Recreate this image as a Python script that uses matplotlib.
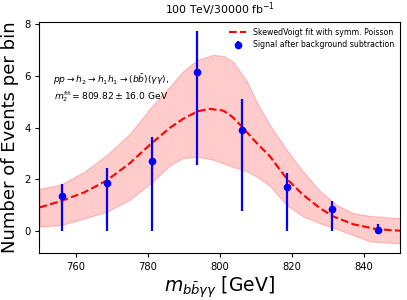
import numpy as np
import matplotlib.pyplot as plt

# binned signal after background subtraction
bin_centers = [756.25, 768.75, 781.25, 793.75, 806.25, 818.75, 831.25, 843.75]
counts = [1.36, 1.84, 2.72, 6.14, 3.93, 1.69, 0.87, 0.05]
err_low_end = [0.0, 0.0, 0.0, 2.54, 0.78, 0.0, 0.0, 0.0]
err_high_end = [1.82, 2.44, 3.65, 7.76, 5.10, 2.25, 1.17, 0.28]

# SkewedVoigt fit curve
fit_x = [750, 756, 762.5, 768.7, 775, 781, 786.2, 789.9, 793.9, 797.3, 801,
         803.5, 806.2, 810.2, 813.9, 818.7, 823.1, 827.8, 831.5, 837, 843.5, 850]
fit_y = [0.91, 1.16, 1.50, 1.96, 2.62, 3.39, 4.00, 4.35, 4.64, 4.73, 4.66,
         4.42, 4.03, 3.41, 2.89, 2.00, 1.40, 0.88, 0.56, 0.26, 0.07, 0.01]

# uncertainty band edges
band_x = [750, 756, 762.5, 768.7, 775, 781, 786.2, 789.9, 793.9, 798.2, 801,
          803.7, 807.5, 810.2, 813.9, 818.5, 823.1, 827.8, 832.4, 837, 841.6, 850]
band_hi = [1.63, 1.80, 2.30, 2.95, 3.75, 4.80, 5.60, 6.20, 6.63, 6.82, 6.78,
           6.55, 5.80, 5.00, 4.10, 3.15, 2.30, 1.55, 1.00, 0.69, 0.58, 0.49]
band_lo = [0.17, 0.23, 0.49, 0.75, 1.21, 1.87, 2.55, 2.83, 2.87, 2.76, 2.62,
           2.48, 2.31, 2.11, 1.75, 1.01, 0.56, 0.30, 0.08, -0.16, -0.40, -0.48]

counts = np.array(counts)
yerr = [counts - np.array(err_low_end), np.array(err_high_end) - counts]

fig = plt.figure(figsize=(4.07, 3.0), dpi=100)
ax = fig.add_axes([0.097, 0.157, 0.886, 0.77])

ax.fill_between(band_x, band_lo, band_hi, color='#ff9999', alpha=0.5,
                edgecolor='#ff8080', linewidth=0.8)
ax.plot(fit_x, fit_y, 'r--', lw=1.5, label='SkewedVoigt fit with symm. Poisson')
ax.errorbar(bin_centers, counts, yerr=yerr, fmt='o', color='blue', ms=4.5,
            elinewidth=1.6, capsize=0, label='Signal after background subtraction')

ax.text(769.8, 5.55,
        r'$pp\rightarrow h_2\rightarrow h_1h_1\rightarrow(b\bar{b})(\gamma\gamma)$,' '\n'
        r'$m_2^{\rm fit}=809.82\pm16.0$ GeV',
        ha='center', va='center', fontsize=6.6)

ax.set_xlim(750, 850)
ax.set_ylim(-0.85, 8.1)
ax.set_xticks([760, 780, 800, 820, 840])
ax.set_yticks([0, 2, 4, 6, 8])
ax.tick_params(labelsize=7.2, length=3)
ax.set_title(r'100 TeV/30000 fb$^{-1}$', fontsize=7.8)
ax.set_xlabel(r'$m_{b\bar{b}\gamma\gamma}$ [GeV]', fontsize=13.5, labelpad=2)
ax.set_ylabel('Number of Events per bin', fontsize=13, labelpad=4)
ax.legend(loc='upper right', fontsize=5.6, frameon=False, handlelength=2.2,
          borderaxespad=0.4, labelspacing=0.4)

plt.savefig('out.png', dpi=100)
= = = =
• **TO BE DONE**
Print the data above verbatim from the first line through the line holding "0.26, 0.07, 0.01]", leaving every picture out.

• **CORRECT ANSWER**
Recreate this image as a Python script that uses matplotlib.
import numpy as np
import matplotlib.pyplot as plt

# binned signal after background subtraction
bin_centers = [756.25, 768.75, 781.25, 793.75, 806.25, 818.75, 831.25, 843.75]
counts = [1.36, 1.84, 2.72, 6.14, 3.93, 1.69, 0.87, 0.05]
err_low_end = [0.0, 0.0, 0.0, 2.54, 0.78, 0.0, 0.0, 0.0]
err_high_end = [1.82, 2.44, 3.65, 7.76, 5.10, 2.25, 1.17, 0.28]

# SkewedVoigt fit curve
fit_x = [750, 756, 762.5, 768.7, 775, 781, 786.2, 789.9, 793.9, 797.3, 801,
         803.5, 806.2, 810.2, 813.9, 818.7, 823.1, 827.8, 831.5, 837, 843.5, 850]
fit_y = [0.91, 1.16, 1.50, 1.96, 2.62, 3.39, 4.00, 4.35, 4.64, 4.73, 4.66,
         4.42, 4.03, 3.41, 2.89, 2.00, 1.40, 0.88, 0.56, 0.26, 0.07, 0.01]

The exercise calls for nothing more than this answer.